Apparently Steve/CultTVMan ran into Frank Windspur somewhere today and has a page of pictures of the new bride kit at his site. So with Steve being banned I thought I would let anyone who doesn't know yet know. The link is:

http://culttvman.com/main/?p=21498&cpage=1#comment-432

It looks like another great, maybe best yet, Moebius model.


----------



## RSN (Jul 29, 2008)

rkoenn said:


> Apparently Steve/CultTVMan ran into Frank Windspur somewhere today and has a page of pictures of the new bride kit at his site. So with Steve being banned I thought I would let anyone who doesn't know yet know.
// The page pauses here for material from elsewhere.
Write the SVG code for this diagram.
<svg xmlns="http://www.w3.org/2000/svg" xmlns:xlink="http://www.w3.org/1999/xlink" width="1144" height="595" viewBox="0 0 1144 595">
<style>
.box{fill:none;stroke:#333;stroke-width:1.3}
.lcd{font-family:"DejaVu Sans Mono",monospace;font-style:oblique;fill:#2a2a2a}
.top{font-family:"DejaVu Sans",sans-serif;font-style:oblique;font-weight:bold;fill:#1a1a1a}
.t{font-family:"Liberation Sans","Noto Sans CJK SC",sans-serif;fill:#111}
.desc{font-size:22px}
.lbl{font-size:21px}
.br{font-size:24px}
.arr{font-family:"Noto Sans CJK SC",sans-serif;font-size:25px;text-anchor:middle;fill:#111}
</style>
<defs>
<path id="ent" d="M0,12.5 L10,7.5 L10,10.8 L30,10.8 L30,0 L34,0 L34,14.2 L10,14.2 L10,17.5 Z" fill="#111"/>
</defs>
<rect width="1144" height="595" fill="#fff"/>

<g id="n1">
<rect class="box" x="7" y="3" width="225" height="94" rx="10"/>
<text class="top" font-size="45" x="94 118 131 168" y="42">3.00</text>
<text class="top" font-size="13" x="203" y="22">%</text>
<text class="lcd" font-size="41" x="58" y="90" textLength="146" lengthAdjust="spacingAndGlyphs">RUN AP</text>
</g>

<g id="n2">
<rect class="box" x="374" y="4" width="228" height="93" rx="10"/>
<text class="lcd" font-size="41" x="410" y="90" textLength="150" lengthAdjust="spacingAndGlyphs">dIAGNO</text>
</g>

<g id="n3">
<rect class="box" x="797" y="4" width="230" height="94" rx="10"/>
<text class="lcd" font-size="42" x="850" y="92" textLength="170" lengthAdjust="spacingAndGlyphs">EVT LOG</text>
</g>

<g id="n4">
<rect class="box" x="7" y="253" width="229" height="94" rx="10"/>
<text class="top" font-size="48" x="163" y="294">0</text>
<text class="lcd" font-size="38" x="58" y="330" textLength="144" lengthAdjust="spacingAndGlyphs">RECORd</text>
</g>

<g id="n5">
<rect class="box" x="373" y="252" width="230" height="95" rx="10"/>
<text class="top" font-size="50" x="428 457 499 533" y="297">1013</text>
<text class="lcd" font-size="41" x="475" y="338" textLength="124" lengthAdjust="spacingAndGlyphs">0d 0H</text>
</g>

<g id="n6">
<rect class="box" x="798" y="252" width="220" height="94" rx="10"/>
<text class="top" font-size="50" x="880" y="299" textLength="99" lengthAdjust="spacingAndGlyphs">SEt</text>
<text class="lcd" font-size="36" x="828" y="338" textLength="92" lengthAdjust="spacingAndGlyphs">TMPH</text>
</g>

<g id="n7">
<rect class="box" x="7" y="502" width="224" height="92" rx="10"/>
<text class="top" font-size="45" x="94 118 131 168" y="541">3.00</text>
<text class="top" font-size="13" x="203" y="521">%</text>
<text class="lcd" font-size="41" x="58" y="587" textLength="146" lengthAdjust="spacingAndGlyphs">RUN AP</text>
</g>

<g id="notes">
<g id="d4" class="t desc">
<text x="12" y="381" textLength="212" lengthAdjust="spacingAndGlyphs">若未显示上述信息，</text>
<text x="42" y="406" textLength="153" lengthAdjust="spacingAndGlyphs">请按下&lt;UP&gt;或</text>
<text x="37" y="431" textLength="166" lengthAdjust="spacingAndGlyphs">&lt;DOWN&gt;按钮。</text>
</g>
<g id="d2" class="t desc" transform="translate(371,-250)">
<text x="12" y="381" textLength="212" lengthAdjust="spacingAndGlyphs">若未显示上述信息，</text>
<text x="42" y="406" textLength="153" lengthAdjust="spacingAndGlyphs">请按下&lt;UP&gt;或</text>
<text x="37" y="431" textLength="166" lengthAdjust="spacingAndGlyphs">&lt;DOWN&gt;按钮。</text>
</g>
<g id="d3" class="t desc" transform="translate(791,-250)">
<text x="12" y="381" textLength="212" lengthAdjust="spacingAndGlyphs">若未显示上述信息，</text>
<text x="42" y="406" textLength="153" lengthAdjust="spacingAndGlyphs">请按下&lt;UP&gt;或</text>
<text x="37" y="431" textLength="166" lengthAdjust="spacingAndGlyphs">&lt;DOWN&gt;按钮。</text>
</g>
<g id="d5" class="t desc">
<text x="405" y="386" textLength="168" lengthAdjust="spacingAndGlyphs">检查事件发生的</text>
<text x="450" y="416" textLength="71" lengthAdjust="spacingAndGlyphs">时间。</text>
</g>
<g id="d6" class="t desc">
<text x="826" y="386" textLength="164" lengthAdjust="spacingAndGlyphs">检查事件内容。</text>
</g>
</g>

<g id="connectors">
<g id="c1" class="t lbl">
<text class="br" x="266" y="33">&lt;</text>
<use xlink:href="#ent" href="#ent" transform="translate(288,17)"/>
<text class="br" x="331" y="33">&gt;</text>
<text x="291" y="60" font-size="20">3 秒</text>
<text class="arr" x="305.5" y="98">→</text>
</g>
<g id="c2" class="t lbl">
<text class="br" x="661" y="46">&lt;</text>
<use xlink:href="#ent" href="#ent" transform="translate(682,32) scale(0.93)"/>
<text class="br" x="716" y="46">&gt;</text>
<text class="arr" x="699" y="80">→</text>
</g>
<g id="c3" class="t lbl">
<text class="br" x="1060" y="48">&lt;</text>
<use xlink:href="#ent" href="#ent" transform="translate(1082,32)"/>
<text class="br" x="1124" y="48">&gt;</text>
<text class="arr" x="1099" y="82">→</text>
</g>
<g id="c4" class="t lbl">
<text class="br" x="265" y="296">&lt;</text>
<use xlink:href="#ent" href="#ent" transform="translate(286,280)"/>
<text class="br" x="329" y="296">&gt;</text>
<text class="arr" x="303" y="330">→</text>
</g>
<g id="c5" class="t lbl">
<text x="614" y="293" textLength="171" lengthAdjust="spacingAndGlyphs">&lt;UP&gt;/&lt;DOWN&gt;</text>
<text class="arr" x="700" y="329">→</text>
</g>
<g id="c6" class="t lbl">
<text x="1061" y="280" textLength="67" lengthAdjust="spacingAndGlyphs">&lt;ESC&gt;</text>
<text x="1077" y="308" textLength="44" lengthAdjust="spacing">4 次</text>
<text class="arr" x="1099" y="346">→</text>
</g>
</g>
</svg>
The link is:
> 
> http://culttvman.com/main/?p=21498&cpage=1#comment-432
> 
> It looks like another great, maybe best yet, Moebius model.


Good looking kit, will look nice next to my Moebius Frankenstein build.


----------



## scooke123 (Apr 11, 2008)

Wow!! This is a must-have for sure!
Steve


----------



## John P (Sep 1, 1999)

I need a bigger display case!


----------



## SteveR (Aug 7, 2005)

What great head sculpts!


----------



## bigdaddydaveh (Jul 20, 2007)

I was so afraid the head sculpts were going to be softened up in the transition from resin to styrene. I'll have a big helping of crow for dinner. These look fantastic! Way to go Dave and Frank! :thumbsup:


----------



## Zombie_61 (Apr 21, 2004)

Based on those photos I'd agree the Bride looks great, but the Monster's likeness...not so much; I'll wait until I see more photos or see the kit in person before I comment further. When it comes to sculpts of Karloff as the Monster I'm a tough critic, so take my opinion with a grain of salt.


----------



## ClubTepes (Jul 31, 2002)

I'm not a big Frankenstein fan, but so far, both of their Frankenstein kits look awesome.


----------



## djnick66 (May 2, 2008)

I think this likeness is pretty good. The first one was repulsively bad. One of the worst I can think of actually.


----------